Fleming: A key element of this study was that students employed physician traits that can be more difficult to teach and measure than knowledge. As doctors, we have to be able to professionally disagree and have evidence-based discussion without jousting. Debates allow students to build and practice skills that have traditionally just been modeled.
Discover: How did you decide on this approach?
Fleming: The first time I used debate for teaching was in place of a journal club. I didn’t want the students to just sit in a classroom and listen to presentations. Instead, I set up a debate, and the students were extremely engaged. One student came up to me afterward and said it was much harder – they had put in much more effort and were much more engaged in the process then they normally would be for a journal club. Instead of simply finding an answer, they read all the information for every viewpoint, to avoid being ‘caught off-guard’ during the debate. The competition aspect really resonated.
Dingle: This project was also an extension of work by Amy and our colleague T. Brent Graham, M.D., director of pediatric rheumatology at Vanderbilt – he’s who connected the two of us.
“Debates allow students to build and practice skills that have traditionally just been modeled.”
Discover: Are you considering other opportunities to apply these approaches?
Dingle: I’m interested in implementing debate-style sessions at the department level. There are so many diagnostic approaches and treatments that don’t have clear evidence in the literature. I’d like to create debate teams that cross the educational spectrum, with an attending, a nurse practitioner, a resident, a medical student and others involved in our clinic.

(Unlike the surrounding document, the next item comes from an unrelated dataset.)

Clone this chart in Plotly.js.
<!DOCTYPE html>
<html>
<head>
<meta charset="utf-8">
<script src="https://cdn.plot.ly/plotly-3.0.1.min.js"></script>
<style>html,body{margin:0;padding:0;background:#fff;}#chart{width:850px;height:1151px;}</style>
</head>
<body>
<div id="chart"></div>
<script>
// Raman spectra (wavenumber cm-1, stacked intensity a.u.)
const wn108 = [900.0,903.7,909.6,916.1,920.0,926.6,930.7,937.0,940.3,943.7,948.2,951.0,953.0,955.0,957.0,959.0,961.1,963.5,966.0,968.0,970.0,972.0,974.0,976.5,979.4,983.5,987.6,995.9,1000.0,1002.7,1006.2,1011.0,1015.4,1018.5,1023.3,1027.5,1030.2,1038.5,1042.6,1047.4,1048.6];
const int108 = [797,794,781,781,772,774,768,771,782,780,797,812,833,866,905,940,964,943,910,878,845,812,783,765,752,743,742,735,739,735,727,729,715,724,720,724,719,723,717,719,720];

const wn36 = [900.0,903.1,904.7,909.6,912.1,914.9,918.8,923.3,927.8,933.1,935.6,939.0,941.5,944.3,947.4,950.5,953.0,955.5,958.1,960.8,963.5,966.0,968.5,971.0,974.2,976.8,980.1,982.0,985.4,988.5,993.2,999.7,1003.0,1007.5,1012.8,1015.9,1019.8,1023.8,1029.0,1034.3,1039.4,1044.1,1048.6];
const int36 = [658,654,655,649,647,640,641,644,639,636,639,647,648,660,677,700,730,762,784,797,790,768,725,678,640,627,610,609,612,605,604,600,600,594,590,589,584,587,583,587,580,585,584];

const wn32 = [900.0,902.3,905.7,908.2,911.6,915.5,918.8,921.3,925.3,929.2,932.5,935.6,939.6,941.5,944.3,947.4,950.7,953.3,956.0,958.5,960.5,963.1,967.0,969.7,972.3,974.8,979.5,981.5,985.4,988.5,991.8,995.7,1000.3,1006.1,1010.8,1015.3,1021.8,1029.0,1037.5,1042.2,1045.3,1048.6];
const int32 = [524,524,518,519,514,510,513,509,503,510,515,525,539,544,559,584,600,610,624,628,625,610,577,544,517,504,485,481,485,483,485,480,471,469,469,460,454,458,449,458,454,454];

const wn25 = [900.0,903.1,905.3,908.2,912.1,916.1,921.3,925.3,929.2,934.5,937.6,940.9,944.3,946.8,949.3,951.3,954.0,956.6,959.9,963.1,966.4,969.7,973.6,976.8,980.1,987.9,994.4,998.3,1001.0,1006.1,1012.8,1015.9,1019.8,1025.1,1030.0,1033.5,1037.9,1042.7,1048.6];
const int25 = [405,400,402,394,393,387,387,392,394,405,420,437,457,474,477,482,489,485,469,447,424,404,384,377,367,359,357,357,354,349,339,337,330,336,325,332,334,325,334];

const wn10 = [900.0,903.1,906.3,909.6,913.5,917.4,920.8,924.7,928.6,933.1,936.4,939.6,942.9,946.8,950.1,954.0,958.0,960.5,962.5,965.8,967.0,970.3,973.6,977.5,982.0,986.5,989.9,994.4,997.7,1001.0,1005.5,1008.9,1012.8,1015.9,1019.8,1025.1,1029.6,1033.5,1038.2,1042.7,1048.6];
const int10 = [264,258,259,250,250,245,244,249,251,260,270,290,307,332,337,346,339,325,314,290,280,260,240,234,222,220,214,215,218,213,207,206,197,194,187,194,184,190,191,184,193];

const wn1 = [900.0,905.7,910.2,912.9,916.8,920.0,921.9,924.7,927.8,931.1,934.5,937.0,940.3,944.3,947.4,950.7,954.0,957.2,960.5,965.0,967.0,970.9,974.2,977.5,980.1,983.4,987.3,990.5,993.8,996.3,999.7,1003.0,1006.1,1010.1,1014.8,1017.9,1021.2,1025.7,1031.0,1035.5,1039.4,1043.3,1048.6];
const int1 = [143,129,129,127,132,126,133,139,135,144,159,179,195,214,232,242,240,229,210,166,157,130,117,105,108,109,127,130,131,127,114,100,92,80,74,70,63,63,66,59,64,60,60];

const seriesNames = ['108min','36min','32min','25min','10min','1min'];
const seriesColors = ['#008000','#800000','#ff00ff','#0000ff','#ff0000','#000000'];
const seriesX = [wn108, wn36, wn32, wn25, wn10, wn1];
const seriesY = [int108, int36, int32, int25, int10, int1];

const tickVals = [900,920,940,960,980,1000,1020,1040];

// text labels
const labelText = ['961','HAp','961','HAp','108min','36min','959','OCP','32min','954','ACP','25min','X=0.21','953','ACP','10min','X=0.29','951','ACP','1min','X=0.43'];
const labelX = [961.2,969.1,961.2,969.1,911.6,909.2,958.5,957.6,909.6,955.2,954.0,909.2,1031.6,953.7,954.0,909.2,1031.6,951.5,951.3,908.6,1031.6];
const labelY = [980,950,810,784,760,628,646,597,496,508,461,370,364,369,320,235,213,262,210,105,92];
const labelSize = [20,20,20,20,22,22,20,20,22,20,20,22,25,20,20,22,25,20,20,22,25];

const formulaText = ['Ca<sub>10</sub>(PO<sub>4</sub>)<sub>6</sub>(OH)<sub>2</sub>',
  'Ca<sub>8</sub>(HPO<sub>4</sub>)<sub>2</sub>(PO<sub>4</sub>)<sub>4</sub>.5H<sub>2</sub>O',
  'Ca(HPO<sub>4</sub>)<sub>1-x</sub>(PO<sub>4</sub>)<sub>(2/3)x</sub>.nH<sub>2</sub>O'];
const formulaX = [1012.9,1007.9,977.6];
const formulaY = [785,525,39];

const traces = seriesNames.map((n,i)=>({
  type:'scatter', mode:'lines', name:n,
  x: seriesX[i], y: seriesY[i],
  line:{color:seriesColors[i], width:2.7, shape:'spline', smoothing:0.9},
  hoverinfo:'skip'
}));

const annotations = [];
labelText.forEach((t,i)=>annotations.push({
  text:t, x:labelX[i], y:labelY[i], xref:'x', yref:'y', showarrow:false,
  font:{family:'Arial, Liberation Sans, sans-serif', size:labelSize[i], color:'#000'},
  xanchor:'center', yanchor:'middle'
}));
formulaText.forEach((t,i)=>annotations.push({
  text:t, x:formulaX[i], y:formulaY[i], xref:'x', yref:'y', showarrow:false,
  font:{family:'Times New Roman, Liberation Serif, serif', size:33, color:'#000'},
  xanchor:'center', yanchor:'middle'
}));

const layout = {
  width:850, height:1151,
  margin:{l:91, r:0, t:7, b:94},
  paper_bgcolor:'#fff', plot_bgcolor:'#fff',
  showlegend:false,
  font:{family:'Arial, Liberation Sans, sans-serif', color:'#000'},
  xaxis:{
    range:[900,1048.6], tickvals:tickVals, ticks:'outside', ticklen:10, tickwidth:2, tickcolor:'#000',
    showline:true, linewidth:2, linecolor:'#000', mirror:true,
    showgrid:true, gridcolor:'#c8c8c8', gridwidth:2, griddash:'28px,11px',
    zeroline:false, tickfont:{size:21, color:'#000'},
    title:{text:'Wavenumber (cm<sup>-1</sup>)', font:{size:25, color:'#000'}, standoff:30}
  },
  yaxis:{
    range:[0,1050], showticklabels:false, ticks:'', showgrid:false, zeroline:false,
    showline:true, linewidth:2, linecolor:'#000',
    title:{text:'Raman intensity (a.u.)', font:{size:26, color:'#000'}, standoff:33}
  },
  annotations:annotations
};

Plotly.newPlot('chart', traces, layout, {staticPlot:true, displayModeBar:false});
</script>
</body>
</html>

Fleming: For continuing education, a lot of people are looking for ways to learn that reflect what they’re actually doing in their job. Debate-style sessions could have huge benefits. There’s so much more to learn about how to work inter-professionally and valuing the contributions of everyone on a team. Plus, it’s fun. Constantly learning in the same way can foster boredom or disinterest. There’s a benefit to simply changing it up.